O coro inicial do início do quarto ato foi reduzido, mas pelo menos o público pôde ouvi-lo uma vez. Porém, o que me pareceu realmente trair o compositor foi a desfiguração realizada no início do terceiro ato: Bizet construiu essa cena do acampamento de ciganos pela apresentação de frases que são progressivamente acumuladas. No início, o coro masculino (que representa aí os ciganos) canta sozinho, e expõe para o público a frase cromática "Prends garde de faire un faux pas"), que é retomada depois, com os solistas e o coro feminino em cena.

Esse início foi cortado e a cena já começa com os solistas, ferindo a construção musical de Bizet. Foi como apresentar um edifício só com os andares de cima: simplesmente não fez sentido.

Creio que não faz sentido também chamar cantores estrangeiros medianos para papéis que intérpretes brasileiros podem fazer melhor. Vi o elenco 1 (perdi, infelizmente, a Micaëla de Marly Montoni, que eu já tinha visto cantando a protagonista). Por que chamar do exterior uma cantora que não consegue se fazer ouvida nas frases graves da cena das cartas? Não pensem que Raquel Paulin e Andreia Souza, que interpretaram Frasquita e Mercédès, estivessem tentando encobrir a protagonista: elas simplesmente cantaram (bem) suas partes. O problema era a cantora italiana não ter volume no grave, enquanto o outro extremo de sua voz também era problemático: o vibrato no agudo se alargou já desde a nota sol, como se viu no começo do segundo ato.

O tenor Jean William e o barítono Johnny França pareceram-me os destaques vocais dessa apresentação, embora cantassem os papéis mais curtos de Remendado e Dancaïre. Eles aproveitaram suas chances nos poucos momentos que tinham para brilhar, de forma que não era nem mesmo necessário ter visto França em 2023 como Escamillo em outro teatro em São Paulo para saber que ele era superior ao barítono argentino que fez o papel nesta produção de 2024 do Teatro Municipal.

Apesar de tudo, o público aplaudiu febrilmente.

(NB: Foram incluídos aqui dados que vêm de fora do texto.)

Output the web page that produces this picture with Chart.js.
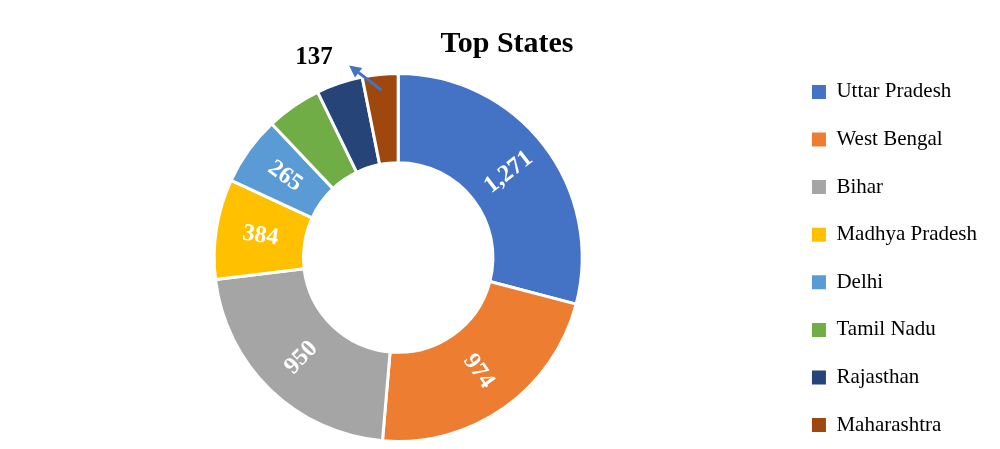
<!DOCTYPE html>
<html>
<head>
<meta charset="utf-8">
<script src="https://cdn.jsdelivr.net/npm/chart.js@4"></script>
<style>
html,body{margin:0;padding:0;background:#fff;}
#wrap{width:1000px;height:449px;}
</style>
</head>
<body>
<div id="wrap"><canvas id="c" width="1000" height="449"></canvas></div>
<script>
// ---- data ----
const categories = ['Uttar Pradesh', 'West Bengal', 'Bihar', 'Madhya Pradesh', 'Delhi', 'Tamil Nadu', 'Rajasthan', 'Maharashtra'];
const cases = [1271, 974, 950, 384, 265, 212, 178, 137];
const sliceColors = ['#4472C4', '#ED7D31', '#A5A5A5', '#FFC000', '#5B9BD5', '#70AD47', '#264478', '#9E480E'];
const labelMode = ['inside', 'inside', 'inside', 'inside', 'inside', 'none', 'none', 'callout'];
const chartTitle = 'Top States';

const SERIF = '"Liberation Serif", "Times New Roman", serif';

const sliceLabels = {
  id: 'sliceLabels',
  afterDatasetsDraw(chart) {
    const ctx = chart.ctx;
    const meta = chart.getDatasetMeta(0);
    const data = chart.data.datasets[0].data;
    meta.data.forEach((arc, i) => {
      const mode = labelMode[i];
      if (mode === 'none') return;
      const p = arc.getProps(['x', 'y', 'startAngle', 'endAngle', 'outerRadius', 'innerRadius'], true);
      const mid = (p.startAngle + p.endAngle) / 2;
      const c = Math.cos(mid), s = Math.sin(mid);
      const text = data[i].toLocaleString('en-US');
      ctx.save();
      if (mode === 'inside') {
        const r = (p.innerRadius + p.outerRadius) / 2;
        let rot = mid;
        if (c < 0) rot += Math.PI;
        ctx.translate(p.x + c * r, p.y + s * r);
        ctx.rotate(rot);
        ctx.font = 'bold 24px ' + SERIF;
        ctx.fillStyle = '#ffffff';
        ctx.textAlign = 'center';
        ctx.textBaseline = 'middle';
        ctx.fillText(text, 0, 0);
      } else {
        const ox = p.x + c * p.outerRadius, oy = p.y + s * p.outerRadius;
        const sx = p.x + c * (p.outerRadius - 16), sy = p.y + s * (p.outerRadius - 16);
        const tx = ox - 31, ty = oy - 9;
        const ang = Math.atan2(ty - sy, tx - sx);
        const headLen = 12, headW = 6;
        const bx = tx - Math.cos(ang) * headLen, by = ty - Math.sin(ang) * headLen;
        ctx.strokeStyle = '#4472C4';
        ctx.fillStyle = '#4472C4';
        ctx.lineWidth = 3;
        ctx.beginPath();
        ctx.moveTo(sx, sy);
        ctx.lineTo(bx, by);
        ctx.stroke();
        ctx.beginPath();
        ctx.moveTo(tx, ty);
        ctx.lineTo(bx + Math.sin(ang) * headW, by - Math.cos(ang) * headW);
        ctx.lineTo(bx - Math.sin(ang) * headW, by + Math.cos(ang) * headW);
        ctx.closePath();
        ctx.fill();
        ctx.font = 'bold 25px ' + SERIF;
        ctx.fillStyle = '#000000';
        ctx.textAlign = 'center';
        ctx.textBaseline = 'middle';
        ctx.fillText(text, ox - 66, oy - 17);
      }
      ctx.restore();
    });
  }
};

const nudge = {
  id: 'nudge',
  afterLayout(chart) {
    const lg = chart.legend;
    lg.top += 37; lg.bottom += 37;
    const t = chart.titleBlock;
    t.left += 8; t.right += 8;
  }
};

new Chart(document.getElementById('c'), {
  type: 'doughnut',
  data: {
    labels: categories,
    datasets: [{
      data: cases,
      backgroundColor: sliceColors,
      borderColor: '#ffffff',
      borderWidth: 3,
      hoverBorderWidth: 3,
      hoverOffset: 0
    }]
  },
  options: {
    responsive: false,
    animation: false,
    events: [],
    cutout: '51.5%',
    layout: { padding: { left: 11, right: 13, top: 0, bottom: 6 } },
    plugins: {
      title: {
        display: true,
        text: chartTitle,
        color: '#000000',
        font: { family: SERIF, size: 30, weight: 'bold' },
        padding: { top: 26, bottom: 10 }
      },
      legend: {
        position: 'right',
        align: 'center',
        labels: {
          boxWidth: 14,
          boxHeight: 14,
          padding: 26.6,
          color: '#000000',
          font: { family: SERIF, size: 21 },
          generateLabels(chart) {
            const items = Chart.overrides.doughnut.plugins.legend.labels.generateLabels(chart);
            items.forEach(it => { it.lineWidth = 0; it.strokeStyle = 'rgba(0,0,0,0)'; });
            return items;
          }
        }
      },
      tooltip: { enabled: false }
    }
  },
  plugins: [sliceLabels, nudge]
});
</script>
</body>
</html>
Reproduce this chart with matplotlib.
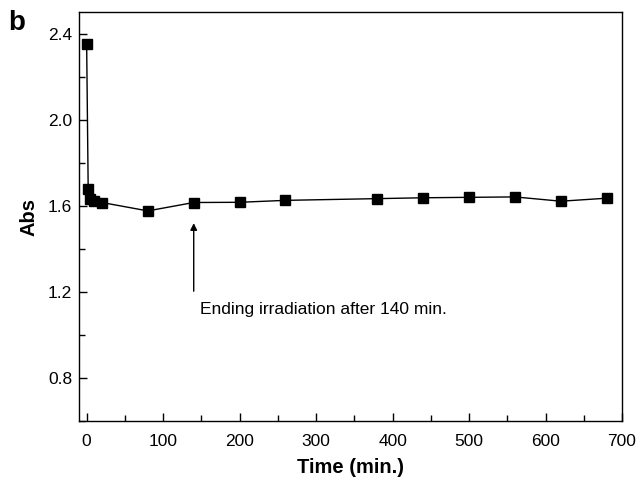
import matplotlib
matplotlib.use("Agg")
import matplotlib.pyplot as plt
from matplotlib.ticker import MultipleLocator

plt.rcParams['font.family'] = ['Liberation Sans', 'DejaVu Sans']

# time (min) and absorbance
time_min = [0, 2, 5, 10, 20, 80, 140, 200, 260, 380, 440, 500, 560, 620, 680]
absorb = [2.35, 1.68, 1.632, 1.62, 1.615, 1.576, 1.615, 1.616, 1.625, 1.633,
          1.637, 1.639, 1.641, 1.621, 1.635]

annot_text = "Ending irradiation after 140 min."
annot_x = 140

fig = plt.figure(figsize=(6.39, 4.79), dpi=100)
ax = fig.add_axes([79 / 639, 58 / 479, 543 / 639, 409 / 479])

ax.plot(time_min, absorb, color="black", lw=1.0, marker="s", ms=6.5,
        mec="black", mfc="black")

ax.set_xlim(-10, 700)
ax.set_ylim(0.6, 2.5)
ax.xaxis.set_major_locator(MultipleLocator(100))
ax.xaxis.set_minor_locator(MultipleLocator(50))
ax.yaxis.set_minor_locator(MultipleLocator(0.2))
ax.set_yticks([0.8, 1.2, 1.6, 2.0, 2.4])
ax.set_yticklabels(["0.8", "1.2", "1.6", "2.0", "2.4"])
ax.tick_params(which="both", direction="in", labelsize=12.5, width=1)
ax.tick_params(which="major", length=6)
ax.tick_params(which="minor", length=4)
ax.tick_params(axis="x", pad=9)
ax.tick_params(axis="y", pad=5)
for s in ax.spines.values():
    s.set_linewidth(1.0)

ax.set_xlabel("Time (min.)", fontsize=14.5, fontweight="bold", labelpad=7)
ax.set_ylabel("Abs", fontsize=14.5, fontweight="bold", labelpad=7)

ax.annotate("", xy=(annot_x, 1.532), xytext=(annot_x, 1.19),
            arrowprops=dict(arrowstyle="-|>", color="black", lw=1.0,
                            mutation_scale=10))
ax.text(annot_x + 8, 1.12, annot_text, fontsize=12.5, ha="left", va="center")

fig.text(8 / 639, 1 - 23 / 479, "b", fontsize=20, fontweight="bold",
         ha="left", va="center")

fig.savefig("out.png", dpi=100)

Perguntei ao jovem que estava a meu lado se ele já tinha visto a ópera: nunca, e essa é uma das responsabilidades de montar essas obras clássicas do repertório, apresentá-las dignamente a novos espectadores. Certamente eles terão a oportunidade de ver no futuro produções mais integrais.

Não falei da produção cênica de Jorge Takla porque, apesar da falta de sentido do que se via no palco, o que aconteceu com a música me pareceu pior. Márvio dos Anjos, que gostou do espetáculo mais do que eu, escreveu que a concepção cênica esvaiu-se no final da encenação e não foi seguida em todas suas implicações. Concordo com esse ponto da análise: https://oglobo.globo.com/cultura/noticia/2024/05/06/critica-na-carmen-de-sp-com-algo-de-madonna-faltam-conviccoes-a-uma-bela-ideia.ghtml).

Com essa concepção ligeira do fascismo como simples adorno ou plano de fundo, o resultado foi uma simples estetização da política, no sentido de banalização de um fenômeno político cuja atualidade não deve ser desmentida. Nesse ponto, também, Carmen, que nada tem de banal, foi traída.